臨床医学各論
非代償性肝硬変でみられる血液検査所見はどれか。
1 総ビリルビン値低下
2 血小板減少
3 プロトロンビン時間短縮
4 アルブミン値上昇
回答→2
【解説】
肝硬変は機能的な面で代償期と非代償期に分けられる。
・代償期
残存している肝細胞機能によって肝機能を十分に代償できているため強い症状が現れてない時期。
・非代償期
肝機能が強く障害されて、他の細胞でも代償できずに重篤な症状が出現する時期。
1 総ビリルビン値増加
もちろん、総ビリルビンは高値となる。
2◯血小板減少
肝硬変により肝臓内に流入する門脈の血流が減少することによって脾臓への血流が増加すためと言われている。
3 プロトロンビン時間(PT)延長
PTとは血液の固まる時間を測定したものである。プロトロンビンとは血液凝固因子の第II因子で、血漿にトロンボプラスチンという物質を加えると固まる。血液凝固因子の殆どは肝臓で作られるため、肝機能が低下すると凝固因子も減少するためPTは延長するのだ。
4 アルブミン値減少
アルブミンは主に肝臓で作られるたんぱく質であるため、肝機能が低下すれば低値となる。
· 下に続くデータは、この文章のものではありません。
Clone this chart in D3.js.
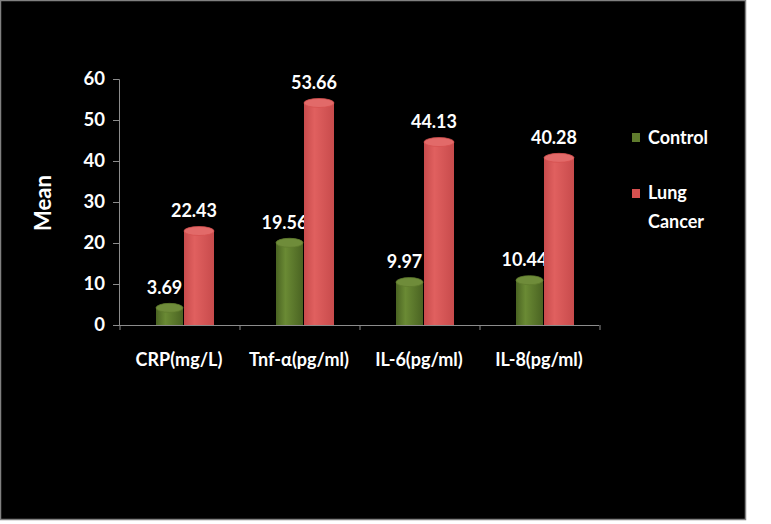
<!DOCTYPE html>
<html><head><meta charset="utf-8">
<script src="https://cdn.jsdelivr.net/npm/d3@7"></script>
<style>html,body{margin:0;padding:0;background:#fff;}svg{display:block;}</style>
</head><body><svg id="c" width="771" height="524"></svg>
<script>
const categories = ["CRP(mg/L)", "Tnf-\u03b1(pg/ml)", "IL-6(pg/ml)", "IL-8(pg/ml)"];
const seriesNames = ["Control", "Lung Cancer"];
const control = [3.69, 19.56, 9.97, 10.44];
const lungCancer = [22.43, 53.66, 44.13, 40.28];
const yTicks = [0, 10, 20, 30, 40, 50, 60];
const yLabel = "Mean";

const font = "Lato, 'Open Sans', sans-serif";
const svg = d3.select("#c");
svg.append("rect").attr("x",0.5).attr("y",0.5).attr("width",745).attr("height",519)
  .attr("fill","#000").attr("stroke","#808080").attr("stroke-width",1.5);

const y = d3.scaleLinear().domain([0,60]).range([325,79]);
const x = d3.scaleBand().domain(categories).range([119,599]).padding(0);
const defs = svg.append("defs");
function grad(id, dark, light){
  const g = defs.append("linearGradient").attr("id",id).attr("x1","0").attr("x2","1").attr("y1","0").attr("y2","0");
  g.append("stop").attr("offset","0%").attr("stop-color",dark);
  g.append("stop").attr("offset","35%").attr("stop-color",light);
  g.append("stop").attr("offset","100%").attr("stop-color",dark);
}
grad("gG","#4a6322","#6a8a34");
grad("gR","#c84b4c","#e0605f");
const colors = ["#5f7b2d","#d6504f"];
const tops = ["#6f8c3a","#e26a69"];

// y axis
const yAxis = d3.axisLeft(y).tickValues(yTicks).tickSize(6).tickPadding(8);
const ya = svg.append("g").attr("transform","translate(119,0)").call(yAxis);
ya.select(".domain").attr("stroke","#8c8c8c");
ya.selectAll(".tick line").attr("stroke","#8c8c8c");
ya.selectAll(".tick text").attr("fill","#fff").attr("font-family",font).attr("font-weight","bold").attr("font-size","18.5px");

// x axis
const xa = svg.append("g").attr("transform","translate(0,325)");
const bounds = categories.map(c=>x(c)).concat([x.range()[1]]);
xa.selectAll("line.t").data(bounds).enter().append("line").attr("class","t")
  .attr("x1",d=>d+1).attr("x2",d=>d+1).attr("y1",0).attr("y2",5).attr("stroke","#8c8c8c");
xa.selectAll("text").data(categories).enter().append("text")
  .attr("x",c=>x(c)+x.bandwidth()/2).attr("y",41).attr("text-anchor","middle")
  .attr("fill","#fff").attr("font-family",font).attr("font-weight","bold").attr("font-size","18px").text(c=>c);

// bars (cylinders)
const series = [control, lungCancer];
const offs = [[37,27],[65,30]];
const gids = ["url(#gG)","url(#gR)"];
series.forEach((vals,si)=>{
  const g = svg.append("g");
  vals.forEach((v,i)=>{
    const x0 = x(categories[i]) + offs[si][0], w = offs[si][1];
    const yt = y(v) - 2, yb = 325, ry = 4.5;
    g.append("path")
      .attr("d",`M${x0},${yt} L${x0},${yb} L${x0+w},${yb} L${x0+w},${yt} Z`)
      .attr("fill",gids[si]);
    g.append("ellipse").attr("cx",x0+w/2).attr("cy",yt).attr("rx",w/2).attr("ry",ry)
      .attr("fill",tops[si]).attr("stroke",colors[si]).attr("stroke-width",0.8);
    svg.append("text").attr("x",x0+w/2-5).attr("y",y(v)-16).attr("text-anchor","middle")
      .attr("fill","#fff").attr("font-family",font).attr("font-weight","bold").attr("font-size","18px").text(v.toFixed(2));
  });
});
svg.append("line").attr("x1",119).attr("x2",599).attr("y1",325.5).attr("y2",325.5).attr("stroke","#8c8c8c");

// y label
svg.append("text").attr("transform","translate(51,203) rotate(-90)").attr("text-anchor","middle")
  .attr("fill","#fff").attr("font-family",font).attr("font-weight","bold").attr("font-size","22px").text(yLabel);

// legend
const leg = svg.append("g");
leg.append("rect").attr("x",632).attr("y",133).attr("width",8).attr("height",9).attr("fill",colors[0]);
leg.append("text").attr("x",648).attr("y",144).attr("fill","#fff").attr("font-family",font).attr("font-weight","bold").attr("font-size","18px").text(seriesNames[0]);
leg.append("rect").attr("x",632).attr("y",189).attr("width",8).attr("height",9).attr("fill",colors[1]);
const lt = leg.append("text").attr("fill","#fff").attr("font-family",font).attr("font-weight","bold").attr("font-size","18px");
seriesNames[1].split(" ").forEach((w,i)=>lt.append("tspan").attr("x",648).attr("y",199+i*29).text(w));
</script></body></html>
因みにγグロブリンは高値となる。これの成因機序は明らかにされていないが、とある論文によれば肝内短絡路などによる血流異常の為に、腸管に由来する種々の抗原物質が肝 で処理されずに脾や骨髄などの肝外の抗体産生臓器に達し、そこで抗体産生が促進されて高γグロブリン血症がみられると書いてある。